Here are a couple of tests:

(* Could be an Instance, but it's not needed. *)
Lemma test_proper_all_iff T : Proper (pointwise_relation T iff ==> eq) (all (A := T)).
Proof. now intros ?? ->. Qed. (* This uses the rewrite tactic, which already uses setoid rewriting. *)

Lemma forall_ext_prop_test {T : Type} {A B : T -> Prop} :
  (forall x: T, A x <-> B x) ->
  (forall x: T, A x) = forall x: T, B x.
Proof. intros Heq. setoid_rewrite Heq. easy. Qed. (* Here we need [setoid_rewrite] because we're actually going under binders *)

Lemma forall_ext_prop_test2 {T U : Type} {A B : T -> U} (C : U -> Prop) :
  (forall x: T, A x = B x) ->
  (forall x: T, C (A x)) = forall x: T, C (B x).
Proof. intros H. setoid_rewrite H. easy. Qed.

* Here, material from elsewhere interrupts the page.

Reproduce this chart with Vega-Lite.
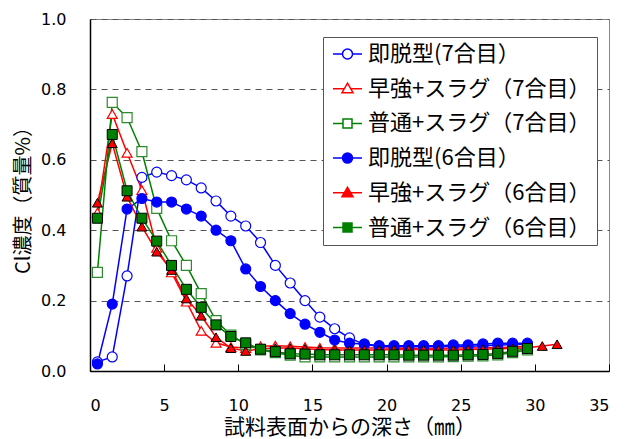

Lemma forall_ext_prop_test3 {T U : Type} {A B : T -> Prop}
  (C : Prop -> Prop) `{!Proper (iff ==> iff) C}:
  (forall x: T, A x <-> B x) ->
  (forall x: T, C (A x)) = forall x: T, C (B x).
Proof. intros H. setoid_rewrite H. easy. Qed.

Lemma forall_ext_prop_test4 {T U : Type} {A B : T -> Prop}
  (C : Prop -> Prop) :
  (forall x: T, A x <-> B x) ->
  (forall x: T, C (A x)) = forall x: T, C (B x).
Proof.
  intros Heqv.
  assert (forall x: T, A x = B x) as Heq. now setoid_rewrite Heqv.
  setoid_rewrite Heq. easy.
Qed.

To know which instances to write, I wrote forall_ext_prop_test and looked at the error from setoid_rewrite H. forall_ext_prop_test3andforall_ext_prop_test4is possibly unrealistic stress-tests (andforall_ext_prop_test3` might work out of the box).

4

BTW, maybe something like those instances would belong in the stdlib, but I haven’t tested them enough for it.

5

Thank you both of you. under worked alright, and the setoid rewriting that Blaisorblade showed worked after defining one more instance.